Examining the Heart 79

This will be sound religion; “only rest all upon the everlasting mountains of God’s love and grace in Christ, to live continually in the sight of Christ’s infinite righteousness and merits, they are sanctifying. Without them the heart is carnal, and in those sights to see the full vileness, yet littleness of sin, and to see all pardoned; in those sights to trample upon all your self-glories, righteousness, privileges, as abominable, and be found continually in the righteousness of Christ only, rejoicing in the ruins of our own righteousness, the spoiling of all your own excellencies, that Christ alone, as Mediator, may be exalted in His throne. Mourn over all your duties however glorious, that you have not performed in the sight and sense of Christ’s love.” Without the blood of Christ on your conscience, all is dead service (Heb 9:14).   Thomas Willcox

It is in light of the everlasting mountains of God’s love and grace in Christ that the sinfulness of man is seen. This is not to deny that we see sin by the glass of the Law, but it is to say that the depths of the Law are only seen in the light of God’s love and grace in Christ as well. Apart from the love and grace of God in Christ the Law will only be seen as external rules, but in Christ we see the lengths of where love must go to keep the Law and we see the grace in Christ that we must have in order to keep the Law. It is also true that as a person grows in the understanding of the infinite righteousness of Christ and His merits that a person will grow in the understanding of his or her own heart and how shallow it really is.

It is also true that the pride of the human heart and the drive for the survival of self will move the soul to deny its own sin and how sinful the human heart really is. As the soul grows in its trust and reliance upon the infinite righteousness and merits of Christ, that soul can relax its hold on self-righteousness and the desire to have merits for self. How tenacious the soul holds to self-righteousness and the hidden thought of having its own merits. The soul in its pride, self-reliance, and self-sufficiency will hang on with great tenacity to some idea of having just a little righteousness and some control over self. But the teaching of Scripture is that man has no righteousness of his own and has no ability to obtain any at all. The soul must look to Christ and His infinite righteousness alone and to His merits alone or it will be trusting in self to some degree, and despite the appearance of a small trust in self it is actually a very large trust in self.

Without the soul’s trusting in Christ for righteousness and merit the soul will hope in self and as such will be loathe to turn loose of all hope in self and of some form of self-justification. Oh how hard it is for the soul to accept the teaching of Scripture on just how vile sin is and how vile the soul is for loving sin. The heart cannot stand to see itself as so vile and full of sin so it is in a constant state of denial until it sees the wonders and glories of the righteousness and merits of Christ. But even after the soul sees how vile it is, it is prone to think of how large sin is instead of seeing how little sin is in light of the infinite righteousness of Christ. The heart will struggle to believe that the blood of Christ pardons all of its sins and since it cannot even make up for one sin it must be Christ alone who pardons all sin. It is hard for the heart to look to grace alone without one condition and without anything in it that would move God to save sinners.

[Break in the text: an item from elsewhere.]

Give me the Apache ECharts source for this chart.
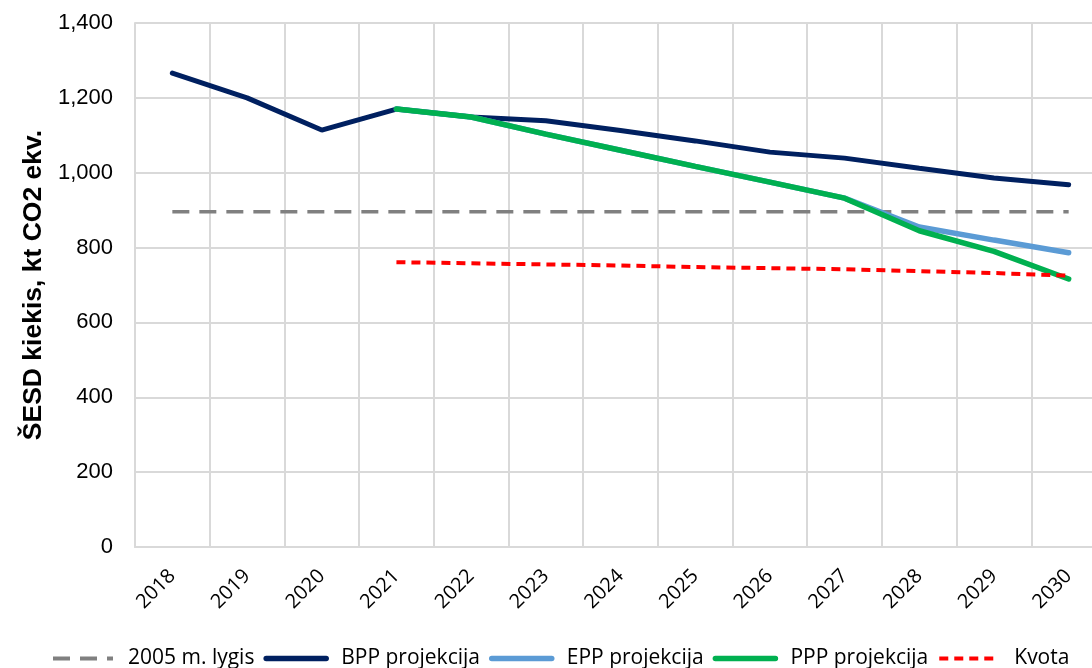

Once the soul arrives an understanding that the Lord alone can give of His righteousness and merits the soul is now free to delight itself to confessing how vile it is and “to trample upon all” of its “self-glories, righteousness, privileges, as abominable.” The soul now sees that instead of being dangerous to renounce its own righteousness as vileness, it is instead the safest and best course. Now the soul sees that it was never intended to trust in itself or to obtain righteousness for itself, but instead it was created for the glory of God and it is His glory to save sinners by grace alone which is to say by the blood and righteousness of Christ alone. The soul is now free to examine itself that it may be free of its horrid pride and self-righteousness that it may be found continually in the righteousness of Christ alone and it will rejoice in the ruins of its own righteousness. It is free to examine its own heart and it is freeing to be turned from any hope in self and any trust in self. It is now free to look at the righteousness and merits of Christ with joy as it tramples upon its own righteousness with disdain and even mourning.